I get a kick out of various pieces of software being described as "enterprise" software. I've seen lots of commercial software as well Zope and Plone referred to in this way, mostly by magazine reviewers. The word "enterprise" is usually used as some sort of vague apology for the state of the software's documentation: "You wouldn't really want to use Zope for casual websites, it's an enterprise solution."
If you read this literally, "enterprise" might mean "somewhat underdocumented" and "a bit difficult to understand". Zope can definitely be used in an enterprise, and it's pretty stable nowadays, and I'm constantly amazed seeing "normal" people dig into its internals to gain deep understanding lately in a way that they just didn't two or three years ago. But it shouldn't be called an "enterprise solution" because it can be hard to understand. There's no reason that "enterprise" software can't be used casually.
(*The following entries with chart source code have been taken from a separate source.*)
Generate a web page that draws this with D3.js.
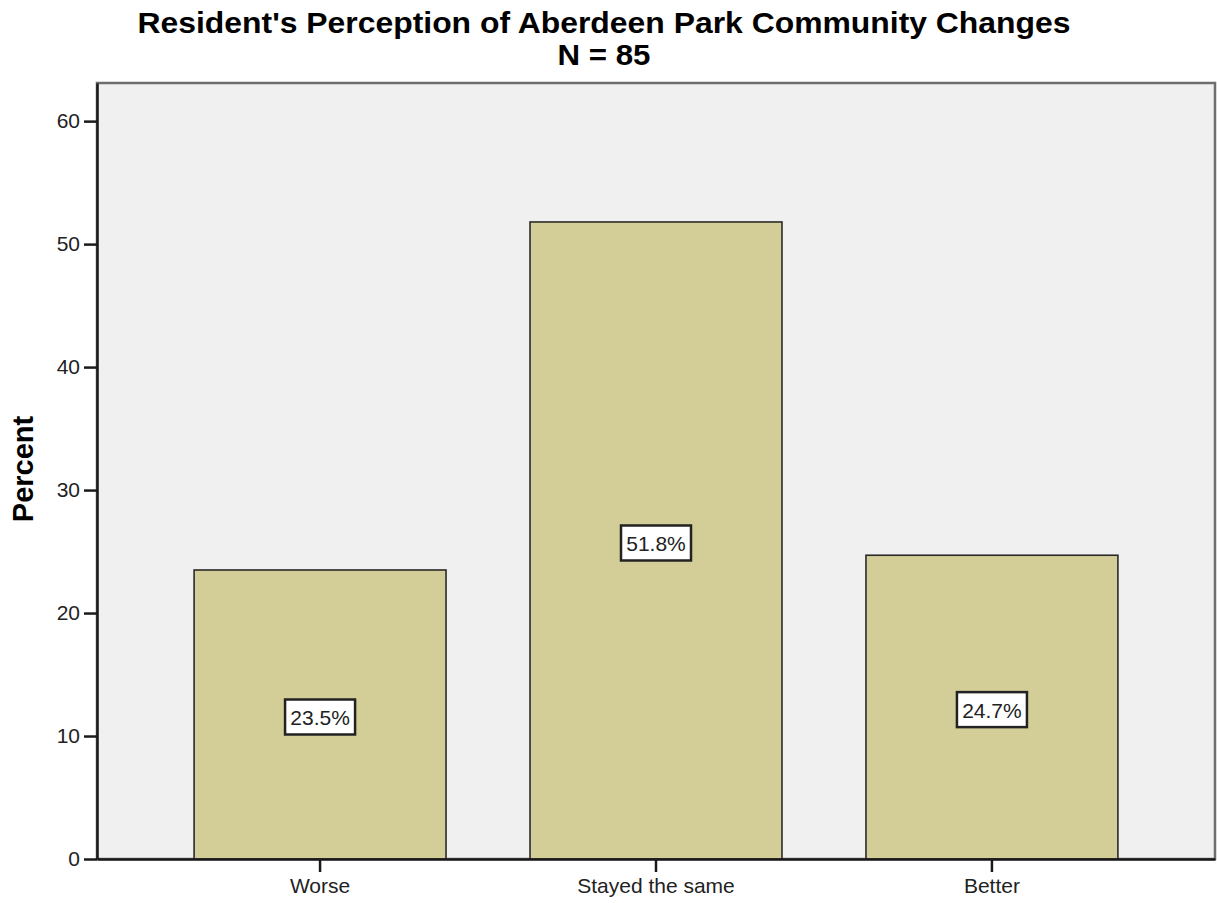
<!DOCTYPE html>
<html>
<head>
<meta charset="utf-8">
<script src="https://cdn.jsdelivr.net/npm/d3@7"></script>
<style>
  body { margin: 0; background: #fff; }
  text { font-family: "Liberation Sans", Arial, sans-serif; }
</style>
</head>
<body>
<svg id="chart" width="1217" height="903"></svg>
<script>
const categories = ["Worse", "Stayed the same", "Better"];
const percents = [23.5, 51.8, 24.7];
const labels = ["23.5%", "51.8%", "24.7%"];
const yTicks = [0, 10, 20, 30, 40, 50, 60];
const titleLines = ["Resident's Perception of Aberdeen Park Community Changes", "N = 85"];
const yLabel = "Percent";

const svg = d3.select("#chart");
const plot = { left: 97, right: 1215, top: 83, bottom: 859 };

const x = d3.scaleBand().domain(categories).range([plot.left, plot.right])
  .paddingInner(0.25).paddingOuter(0.289);
const y = d3.scaleLinear().domain([0, 63.1]).range([plot.bottom, plot.top]);

// plot background
svg.append("rect").attr("x", plot.left).attr("y", plot.top)
  .attr("width", plot.right - plot.left).attr("height", plot.bottom - plot.top)
  .attr("fill", "#f0f0f0").attr("stroke", "#6e6e6e").attr("stroke-width", 2.5);

// bars
svg.append("g").selectAll("rect").data(categories).join("rect")
  .attr("x", d => x(d)).attr("width", x.bandwidth())
  .attr("y", (d, i) => y(percents[i])).attr("height", (d, i) => y(0) - y(percents[i]))
  .attr("fill", "#d3ce98").attr("stroke", "#2a2a2a").attr("stroke-width", 1.6);

// axes
const yAxis = d3.axisLeft(y).tickValues(yTicks).tickSize(13).tickSizeOuter(0).tickPadding(4).tickFormat(d3.format("d"));
const gy = svg.append("g").attr("transform", `translate(${plot.left},0)`).call(yAxis);
gy.select(".domain").attr("stroke", "#1a1a1a").attr("stroke-width", 2.5);
gy.selectAll(".tick line").attr("stroke", "#1a1a1a").attr("stroke-width", 2.5);
gy.selectAll(".tick text").attr("font-size", 21).attr("fill", "#222")
  .attr("font-family", "Liberation Sans, Arial, sans-serif");

const xAxis = d3.axisBottom(x).tickSize(13).tickPadding(6).tickSizeOuter(0);
const gx = svg.append("g").attr("transform", `translate(0,${plot.bottom})`).call(xAxis);
gx.select(".domain").attr("stroke", "#1a1a1a").attr("stroke-width", 2.5);
gx.selectAll(".tick line").attr("stroke", "#1a1a1a").attr("stroke-width", 2.5);
gx.selectAll(".tick text").attr("font-size", 21).attr("fill", "#222")
  .attr("font-family", "Liberation Sans, Arial, sans-serif");

// value labels
const lab = svg.append("g").selectAll("g").data(categories).join("g")
  .attr("transform", (d, i) => `translate(${x(d) + x.bandwidth() / 2},${y(percents[i] / 2) + 3})`);
lab.append("rect").attr("x", -35).attr("y", -18).attr("width", 70).attr("height", 35)
  .attr("fill", "#fff").attr("stroke", "#222").attr("stroke-width", 2.5);
lab.append("text").text((d, i) => labels[i]).attr("text-anchor", "middle").attr("dy", "0.36em")
  .attr("font-size", 21).attr("fill", "#222");

// title
svg.append("text").attr("x", 604).attr("y", 33).attr("text-anchor", "middle")
  .attr("font-size", 30).attr("font-weight", "bold").attr("textLength", 933)
  .attr("lengthAdjust", "spacingAndGlyphs").text(titleLines[0]);
svg.append("text").attr("x", 604).attr("y", 65).attr("text-anchor", "middle")
  .attr("font-size", 30).attr("font-weight", "bold").attr("textLength", 93)
  .attr("lengthAdjust", "spacingAndGlyphs").text(titleLines[1]);

// y label
svg.append("text").attr("transform", "translate(33,469) rotate(-90)").attr("text-anchor", "middle")
  .attr("font-size", 29).attr("font-weight", "bold").text(yLabel);
</script>
</body>
</html>
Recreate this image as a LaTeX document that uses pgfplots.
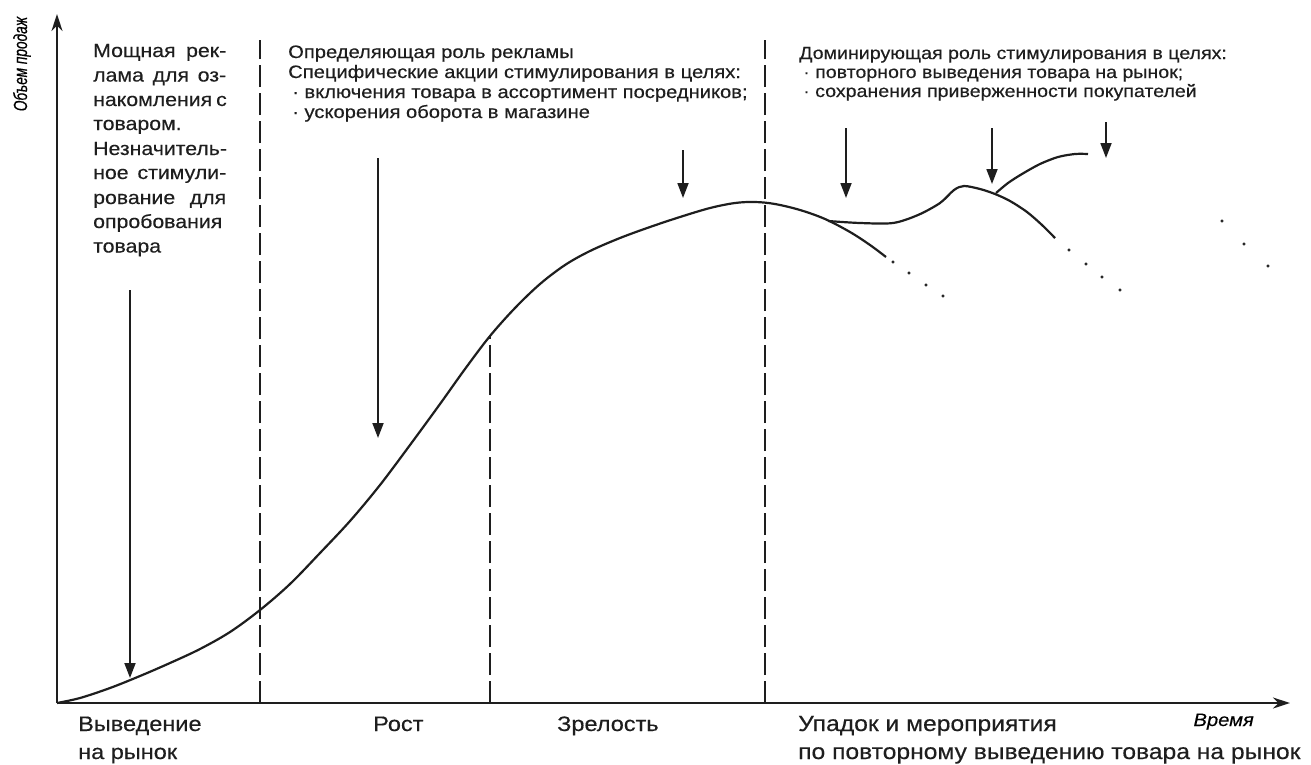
\documentclass[border=0pt]{standalone}
\usepackage{pgfplots}
\pgfplotsset{compat=1.18}
\usepackage{fontspec}
\setmainfont[FakeStretch=1.12,FakeBold=0.35]{Liberation Sans}
\newfontfamily\labfont[FakeStretch=0.72,FakeBold=0.5]{Liberation Sans}
\usetikzlibrary{arrows.meta}
\definecolor{ink}{HTML}{1E1E1E}
\begin{document}
\begin{tikzpicture}
\useasboundingbox (0,0) rectangle (1311pt,764pt);
\begin{axis}[
  width=1311pt, height=764pt, scale only axis,
  xmin=0, xmax=1311, ymin=0, ymax=764, y dir=reverse,
  axis lines=none, clip=false,
  every node/.style={inner sep=0pt, text=ink},
]
% axes
\addplot[ink, line width=2.2pt, -{Stealth[length=17pt,width=11pt]}] coordinates {(57,703) (57,14)};
\addplot[ink, line width=2.2pt, -{Stealth[length=17pt,width=11pt]}] coordinates {(57,703) (1290,703)};
% stage separators
\addplot[ink, line width=2.6pt, dash pattern=on 22pt off 6pt] coordinates {(260,703) (260,40)};
\addplot[ink, line width=2.6pt, dash pattern=on 22pt off 6pt] coordinates {(490,703) (490,335)};
\addplot[ink, line width=2.6pt, dash pattern=on 22pt off 6pt] coordinates {(765,703) (765,40)};
% main life-cycle curve
\addplot[ink, line width=2.2pt, smooth, tension=0.55] coordinates {
(57,703) (80,698) (110,688) (140,676) (170,663) (200,649) (230,632) (260,610)
(290,584) (320,553) (350,521) (380,485) (410,445) (440,404) (465,369) (490,336)
(515,308) (540,284) (565,265) (590,251) (620,238) (650,227) (680,217) (710,208)
(735,203) (755,202) (775,204) (800,210) (825,219) (850,232) (870,245) (886,257)};
\addplot[ink, only marks, mark=*, mark size=1.3pt] coordinates {(893,262) (909,273) (926,285) (943,296)};
% relaunch branch
\addplot[ink, line width=2.2pt, smooth, tension=0.5] coordinates {
(828,221) (860,223) (893,223) (918,215) (940,203) (954,190) (964,186) (980,189)
(995,194) (1010,201) (1027,212) (1042,225) (1055,238)};
\addplot[ink, only marks, mark=*, mark size=1.3pt] coordinates {(1069,250) (1086,264) (1102,277) (1120,290)};
\addplot[ink, line width=2.2pt, smooth, tension=0.5] coordinates {
(996,193) (1008,183) (1022,174) (1040,164) (1058,157) (1075,154) (1088,154)};
\addplot[ink, only marks, mark=*, mark size=1.3pt] coordinates {(1222,221) (1244,244) (1268,266)};
% arrows
\addplot[ink, line width=1.8pt, -{Triangle[length=15pt,width=11pt]}] coordinates {(130,290) (130,678)};
\addplot[ink, line width=1.8pt, -{Triangle[length=15pt,width=11pt]}] coordinates {(378,158) (378,438)};
\addplot[ink, line width=1.8pt, -{Triangle[length=15pt,width=11pt]}] coordinates {(683,150) (683,198)};
\addplot[ink, line width=1.8pt, -{Triangle[length=15pt,width=11pt]}] coordinates {(846,128) (846,198)};
\addplot[ink, line width=1.8pt, -{Triangle[length=15pt,width=11pt]}] coordinates {(992,128) (992,184)};
\addplot[ink, line width=1.8pt, -{Triangle[length=15pt,width=11pt]}] coordinates {(1106,122) (1106,158)};
% y label
\node[rotate=90, anchor=center] at (axis cs:22,64) {\labfont\itshape\fontsize{19}{19}\selectfont Объем продаж};
% left block
\begin{scope}[every node/.style={anchor=base west, inner sep=0pt, text=ink, font=\fontsize{19}{19}\selectfont}]
\node at (axis cs:93,57) {\makebox[133pt][s]{Мощная рек-}};
\node at (axis cs:93,81.5) {\makebox[133pt][s]{лама для оз-}};
\node at (axis cs:93,106) {\makebox[133pt][s]{накомления с}};
\node at (axis cs:93,130) {товаром.};
\node at (axis cs:93,155) {Незначитель-};
\node at (axis cs:93,179) {\makebox[133pt][s]{ное стимули-}};
\node at (axis cs:93,204) {\makebox[133pt][s]{рование для}};
\node at (axis cs:93,228) {опробования};
\node at (axis cs:93,252.5) {товара};
\end{scope}
% middle block
\begin{scope}[every node/.style={anchor=base west, inner sep=0pt, text=ink, font=\fontsize{18}{18}\selectfont}]
\node at (axis cs:288,58) {Определяющая роль рекламы};
\node at (axis cs:288,78) {Специфические акции стимулирования в целях:};
\node at (axis cs:292,98) {· включения товара в ассортимент посредников;};
\node at (axis cs:292,118) {· ускорения оборота в магазине};
\end{scope}
% right block
\begin{scope}[every node/.style={anchor=base west, inner sep=0pt, text=ink, font=\fontsize{17.5}{17.5}\selectfont}]
\node at (axis cs:799,59) {Доминирующая роль стимулирования в целях:};
\node at (axis cs:803,78) {· повторного выведения товара на рынок;};
\node at (axis cs:803,97) {· сохранения приверженности покупателей};
\end{scope}
% stage labels
\begin{scope}[every node/.style={anchor=base west, inner sep=0pt, text=ink, font=\fontsize{21}{21}\selectfont}]
\node at (axis cs:78,731) {Выведение};
\node at (axis cs:78,759) {на рынок};
\node at (axis cs:373,731) {Рост};
\node at (axis cs:557,731) {Зрелость};
\end{scope}
\begin{scope}[every node/.style={anchor=base west, inner sep=0pt, text=ink, font=\fontsize{22}{22}\selectfont}]
\node at (axis cs:798,731) {Упадок и мероприятия};
\node at (axis cs:798,759) {по повторному выведению товара на рынок};
\end{scope}
\node[anchor=base west] at (axis cs:1190,726) {\itshape\fontsize{18}{18}\selectfont Время};
\end{axis}
\end{tikzpicture}
\end{document}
In fact, the very definition of "enterprise" by people who really care about it (the corner-office types) is "I won't get in trouble using it", which translates to tech people as "well-understood and stable". And well-understood and stable software can often be used casually. I'd almost say that most "true" enterprise software (say, Apache stable releases) is just so invisible that nobody even thinks about the fact that it might not work because it has such high quality in both its code and documentation. "True" enterprise software "just works".
I actually blame large commercial software vendors for this misunderstanding. They sold huge steaming piles of underdocumented code that needs to be customized and implemented by special consultants (SAP, PeopleSoft, and so forth) and apologized for that by calling it "enterprise". Brilliant marketing tactic, but it doesn't make much clearer for the corner office types and the magazine reviewers.